→ Collected material:
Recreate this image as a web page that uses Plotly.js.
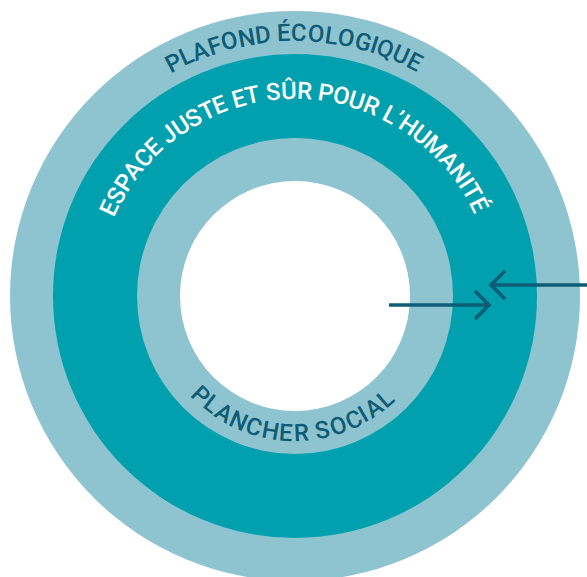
<!DOCTYPE html>
<html>
<head>
<meta charset="utf-8">
<script src="https://cdn.plot.ly/plotly-3.0.1.min.js"></script>
<style>html,body{margin:0;padding:0;background:#fff;}#chart{width:587px;height:577px;}</style>
</head>
<body>
<div id="chart"></div>
<script>
// ---- Data ----
const ringNames = ['Plafond écologique', 'Espace juste et sûr', 'Plancher social', 'Centre'];
const ringOuterRadius = [285, 242, 158, 115];
const ringColors = ['#8EC4CF', '#00A0AE', '#8EC4CF', '#FFFFFF'];

const labelTexts = ['PLAFOND ÉCOLOGIQUE', 'ESPACE JUSTE ET SÛR POUR L’HUMANITÉ', 'PLANCHER SOCIAL'];
const labelRadius = [263, 205, 137];
const labelStartDeg = [117.5, 154.7, -133.8];
const labelEndDeg = [62.9, 26.4, -48.6];
const labelColors = ['#0E5C75', '#FFFFFF', '#0E5C75'];

// arrows: tail / tip x and y relative to centre (y up)
const arrowTailX = [300, 94];
const arrowTipX = [196, 194];
const arrowY = [11, -9];

// ---- Layout ----
const W = 587, H = 577, cx = 295, cy = 296;
const FONT = 'Roboto, "Noto Sans", sans-serif';
const FS = 24;
const dark = '#0E5C75';

const shapes = [];
ringOuterRadius.forEach((r, i) => {
  shapes.push({type: 'circle', xref: 'x', yref: 'y', x0: -r, x1: r, y0: -r, y1: r,
    fillcolor: ringColors[i], line: {width: 0}, layer: 'below'});
});

const arm = 14;
arrowTipX.forEach((tip, i) => {
  const tail = arrowTailX[i], y = arrowY[i];
  const dir = Math.sign(tail - tip);
  const bx = tip + dir * arm;
  shapes.push({type: 'path', xref: 'x', yref: 'y',
    path: `M${tail},${y} L${tip},${y} M${bx},${y + arm} L${tip},${y} L${bx},${y - arm}`,
    line: {color: dark, width: 3.5}, layer: 'above'});
});

const canvas = document.createElement('canvas');
const ctx = canvas.getContext('2d');
ctx.font = `500 ${FS}px Roboto`;

const annotations = [];
labelTexts.forEach((txt, k) => {
  const chars = Array.from(txt);
  const w = chars.map(c => ctx.measureText(c).width);
  const n = chars.length;
  const r = labelRadius[k];
  const a0 = labelStartDeg[k], a1 = labelEndDeg[k];
  const span = Math.abs(a1 - a0) * Math.PI / 180 * r;
  const c0 = [];
  let acc = 0;
  for (let i = 0; i < n; i++) { c0.push(acc + w[i] / 2); acc += w[i]; }
  const base = c0[n - 1] - c0[0];
  const s = (span - base) / (n - 1);
  const sign = a1 < a0 ? -1 : 1;
  for (let i = 0; i < n; i++) {
    if (chars[i] === ' ') continue;
    const d = (c0[i] - c0[0]) + i * s;
    const th = a0 + sign * d / r * 180 / Math.PI;
    const rad = th * Math.PI / 180;
    const rot = sign < 0 ? 90 - th : -th - 90;
    annotations.push({xref: 'x', yref: 'y', x: r * Math.cos(rad), y: r * Math.sin(rad),
      text: chars[i], showarrow: false, textangle: rot,
      xanchor: 'center', yanchor: 'middle', borderpad: 0,
      font: {family: FONT, size: FS, color: labelColors[k], weight: 500}});
  }
});

const data = [{type: 'scatter', x: [], y: [], hoverinfo: 'skip', showlegend: false}];
const layout = {
  width: W, height: H,
  margin: {l: 0, r: 0, t: 0, b: 0},
  paper_bgcolor: '#ffffff', plot_bgcolor: '#ffffff',
  xaxis: {range: [-cx, W - cx], visible: false, fixedrange: true},
  yaxis: {range: [cy - H, cy], visible: false, fixedrange: true},
  shapes: shapes,
  annotations: annotations,
  showlegend: false
};
Plotly.newPlot('chart', data, layout, {staticPlot: true, displayModeBar: false});
</script>
</body>
</html>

→ Problem statement: Reproduce the material above exactly, first line through the line that contains "const ringColors = ['#8EC4CF', '#00A0AE', '#8EC4CF', '#FFFFFF'];", minus the pictures.

→ Task result:
Recreate this image as a web page that uses Plotly.js.
<!DOCTYPE html>
<html>
<head>
<meta charset="utf-8">
<script src="https://cdn.plot.ly/plotly-3.0.1.min.js"></script>
<style>html,body{margin:0;padding:0;background:#fff;}#chart{width:587px;height:577px;}</style>
</head>
<body>
<div id="chart"></div>
<script>
// ---- Data ----
const ringNames = ['Plafond écologique', 'Espace juste et sûr', 'Plancher social', 'Centre'];
const ringOuterRadius = [285, 242, 158, 115];
const ringColors = ['#8EC4CF', '#00A0AE', '#8EC4CF', '#FFFFFF'];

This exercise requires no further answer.